Ask the stylist: "How will you remove the bulk without making it frizzy?"
Ask: "Where will the weight line sit?"
A good stylist will talk to you about your bone structure. If you have a round face, you want height on top. If you have a long face, you want some fringe to break up the length.
The Actionable Truth
If you’re ready to chop it all off, do it in stages if you're nervous, but honestly? Just go for it. Hair grows back.
Start by finding a stylist who specializes in "short hair" or "precision cutting." Check their Instagram. If you see nothing but long balayage waves, they are not your person. You need someone who isn't afraid of the shears.
Once you get the cut, invest in a silk pillowcase. With dark hair, lint and frizz show up instantly. A silk pillowcase keeps the cuticle smooth overnight, so you don't wake up with a "flat side" that won't budge.

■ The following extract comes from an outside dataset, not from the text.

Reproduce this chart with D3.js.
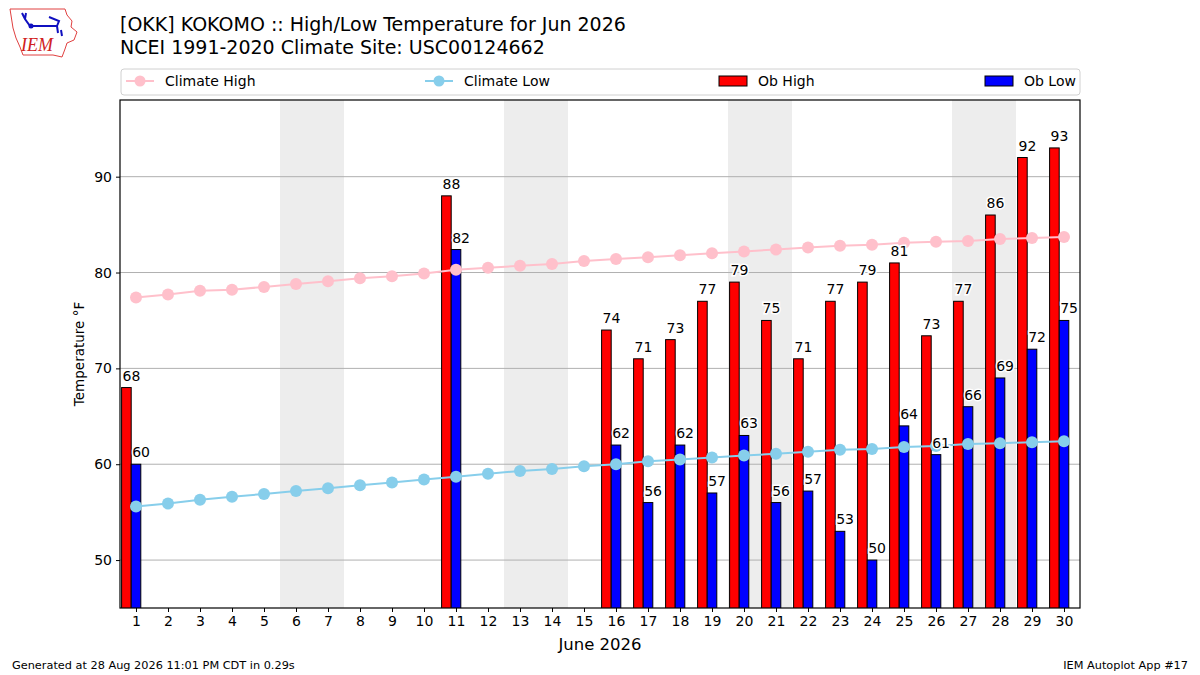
<!DOCTYPE html>
<html>
<head>
<meta charset="utf-8">
<script src="https://cdn.jsdelivr.net/npm/d3@7"></script>
<style>
  body { margin: 0; background: #fff; }
  svg { font-family: "DejaVu Sans", sans-serif; }
</style>
</head>
<body>
<svg id="chart" width="1200" height="675"></svg>
<script>
// June 2026 days
var days = d3.range(1, 31);
// NCEI 1991-2020 daily normals
var climHigh = [77.4, 77.7, 78.1, 78.2, 78.5, 78.8, 79.1, 79.4, 79.6, 79.9,
                80.3, 80.5, 80.7, 80.9, 81.2, 81.4, 81.6, 81.8, 82.0, 82.2,
                82.4, 82.6, 82.8, 82.9, 83.1, 83.2, 83.3, 83.5, 83.6, 83.7];
var climLow = [55.6, 55.9, 56.3, 56.6, 56.9, 57.2, 57.5, 57.8, 58.1, 58.4,
               58.7, 59.0, 59.3, 59.5, 59.8, 60.0, 60.3, 60.5, 60.7, 60.9,
               61.1, 61.3, 61.5, 61.6, 61.8, 61.9, 62.1, 62.2, 62.3, 62.4];
// observations (null = missing)
var obHigh = [68, null, null, null, null, null, null, null, null, null,
              88, null, null, null, null, 74, 71, 73, 77, 79,
              75, 71, 77, 79, 81, 73.4, 77, 86, 92, 93];
var obLow = [60, null, null, null, null, null, null, null, null, null,
             82.4, null, null, null, null, 62, 56, 62, 57, 63,
             56, 57.2, 53, 50, 64, 61, 66, 69, 72, 75];
var weekends = [6, 7, 13, 14, 20, 21, 27, 28];
var yTicks = [50, 60, 70, 80, 90];
var legendLabels = ["Climate High", "Climate Low", "Ob High", "Ob Low"];

var svg = d3.select("#chart");
var pLeft = 120, pRight = 1080, pTop = 100, pBottom = 608;

var x = d3.scaleLinear().domain([0.5, 30.5]).range([pLeft, pRight]);
var y = d3.scaleLinear().domain([45, 98]).range([pBottom, pTop]);
var bw = x(0.3) - x(0);

// clip
svg.append("clipPath").attr("id", "plotclip")
  .append("rect").attr("x", pLeft).attr("y", pTop)
  .attr("width", pRight - pLeft).attr("height", pBottom - pTop);

var plot = svg.append("g").attr("clip-path", "url(#plotclip)");

// weekend shading
plot.selectAll("rect.wk").data(weekends).enter().append("rect")
  .attr("class", "wk")
  .attr("x", function(d){ return x(d - 0.5); })
  .attr("y", pTop)
  .attr("width", x(1) - x(0))
  .attr("height", pBottom - pTop)
  .style("fill", "#ededed");

// grid
plot.selectAll("line.grid").data(yTicks).enter().append("line")
  .attr("x1", pLeft).attr("x2", pRight)
  .attr("y1", function(d){ return y(d); })
  .attr("y2", function(d){ return y(d); })
  .style("stroke", "#b0b0b0").style("stroke-width", 1);

var highs = days.map(function(d, i){ return {day: d, v: obHigh[i]}; })
  .filter(function(d){ return d.v !== null; });
var lows = days.map(function(d, i){ return {day: d, v: obLow[i]}; })
  .filter(function(d){ return d.v !== null; });

plot.selectAll("rect.hi").data(highs).enter().append("rect")
  .attr("x", function(d){ return x(d.day - 0.45); })
  .attr("y", function(d){ return y(d.v); })
  .attr("width", bw)
  .attr("height", function(d){ return pBottom - y(d.v) + 2; })
  .style("fill", "#ff0000").style("stroke", "#000").style("stroke-width", 1);

plot.selectAll("rect.lo").data(lows).enter().append("rect")
  .attr("x", function(d){ return x(d.day - 0.15); })
  .attr("y", function(d){ return y(d.v); })
  .attr("width", bw)
  .attr("height", function(d){ return pBottom - y(d.v) + 2; })
  .style("fill", "#0000ff").style("stroke", "#000").style("stroke-width", 1);

// climate lines
function climLine(vals, color){
  var pts = days.map(function(d, i){ return [d, vals[i]]; });
  plot.append("path")
    .datum(pts)
    .attr("d", d3.line().x(function(p){ return x(p[0]); }).y(function(p){ return y(p[1]); }))
    .style("fill", "none").style("stroke", color).style("stroke-width", 2);
  plot.selectAll(null).data(pts).enter().append("circle")
    .attr("cx", function(p){ return x(p[0]); })
    .attr("cy", function(p){ return y(p[1]); })
    .attr("r", 6)
    .style("fill", color);
}
climLine(climHigh, "#ffc0cb");
climLine(climLow, "#87ceeb");

// value labels
function labels(data, off){
  svg.selectAll(null).data(data).enter().append("text")
    .attr("x", function(d){ return x(d.day + off) + 1; })
    .attr("y", function(d){ return y(d.v) - 7; })
    .attr("font-size", "14px")
    .style("paint-order", "stroke")
    .style("stroke", "#fff").style("stroke-width", 3)
    .style("fill", "#000")
    .text(function(d){ return Math.round(d.v); });
}
labels(highs, -0.45);
labels(lows, -0.15);

// axes
var yAxis = d3.axisLeft(y).tickValues(yTicks).tickSize(4).tickPadding(4);
var xAxis = d3.axisBottom(x).tickValues(days).tickSize(4).tickPadding(4);
var gy = svg.append("g").attr("transform", "translate(" + pLeft + ",0)").call(yAxis);
var gx = svg.append("g").attr("transform", "translate(0," + pBottom + ")").call(xAxis);
[gx, gy].forEach(function(g){
  g.select(".domain").remove();
  g.selectAll("text").attr("font-size", "14px").attr("font-family", "DejaVu Sans").style("fill", "#000");
  g.selectAll("line").style("stroke", "#000");
});
svg.append("rect").attr("x", pLeft).attr("y", pTop)
  .attr("width", pRight - pLeft).attr("height", pBottom - pTop)
  .style("fill", "none").style("stroke", "#000").style("stroke-width", 1.2);

svg.append("text").attr("x", (pLeft + pRight) / 2).attr("y", 650)
  .attr("text-anchor", "middle").attr("font-size", "16.5px").text("June 2026");
svg.append("text").attr("transform", "translate(84," + ((pTop + pBottom) / 2) + ") rotate(-90)")
  .attr("text-anchor", "middle").attr("font-size", "13.5px").text("Temperature °F");

// titles
svg.append("text").attr("x", 120).attr("y", 31).attr("font-size", "19px")
  .text("[OKK] KOKOMO :: High/Low Temperature for Jun 2026");
svg.append("text").attr("x", 120).attr("y", 54).attr("font-size", "19px")
  .text("NCEI 1991-2020 Climate Site: USC00124662");

// legend
var lg = svg.append("g");
lg.append("rect").attr("x", 121).attr("y", 69).attr("width", 959).attr("height", 26)
  .attr("rx", 3).style("fill", "#fff").style("stroke", "#d0d0d0");
var legendX = [126, 425, 719, 985];
legendLabels.forEach(function(lab, i){
  var lx = legendX[i];
  if (i < 2) {
    var c = i === 0 ? "#ffc0cb" : "#87ceeb";
    lg.append("line").attr("x1", lx).attr("x2", lx + 28).attr("y1", 81).attr("y2", 81)
      .style("stroke", c).style("stroke-width", 2);
    lg.append("circle").attr("cx", lx + 14).attr("cy", 81).attr("r", 5.5).style("fill", c);
  } else {
    lg.append("rect").attr("x", lx).attr("y", 76).attr("width", 28).attr("height", 10)
      .style("fill", i === 2 ? "#ff0000" : "#0000ff").style("stroke", "#000");
  }
  lg.append("text").attr("x", lx + 39).attr("y", 86).attr("font-size", "14px").text(lab);
});

// footer
svg.append("text").attr("x", 12).attr("y", 669).attr("font-size", "11.3px")
  .text("Generated at 28 Aug 2026 11:01 PM CDT in 0.29s");
svg.append("text").attr("x", 1188).attr("y", 669).attr("font-size", "11.3px")
  .attr("text-anchor", "end").text("IEM Autoplot App #17");

// logo
var logo = svg.append("g");
logo.append("path")
  .attr("d", "M10,9 L65,9 L67,15 L72,21 L71,27 L77,32 L74,40 L67,43 L65,49 L62,57 L53,55 L23,55 L20,47 L16,38 L13,28 Z")
  .style("fill", "#fff").style("stroke", "#e04040").style("stroke-width", 1);
logo.append("path")
  .attr("d", "M22,13 L25,19 M26,13 L25,19 L30,26 L57,26 M49,17 L59,21 L57,26 L58,33 M61,30 L62,36")
  .style("fill", "none").style("stroke", "#1010c0").style("stroke-width", 2);
logo.append("circle").attr("cx", 31).attr("cy", 26).attr("r", 2.5).style("fill", "#1010c0");
logo.append("text").attr("x", 21).attr("y", 51).attr("font-size", "18px")
  .attr("font-family", "Liberation Serif").attr("font-style", "italic")
  .style("fill", "#d02020").text("IEM");
</script>
</body>
</html>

Finally, embrace the makeup. A pixie cut clears the "curtains" away from your face. You might find you want a bit more brow definition or a bolder lip color to balance the new silhouette. It’s a total style shift, not just a haircut.
Go to your stylist with three reference photos: one for the front, one for the profile, and one for the nape of the neck. The nape is the most underrated part of the pixie. It’s what makes the cut look feminine or masculine, depending on whether it’s "tapered" (very short and faded) or "wispy" (softer and longer). Choose the one that fits your vibe.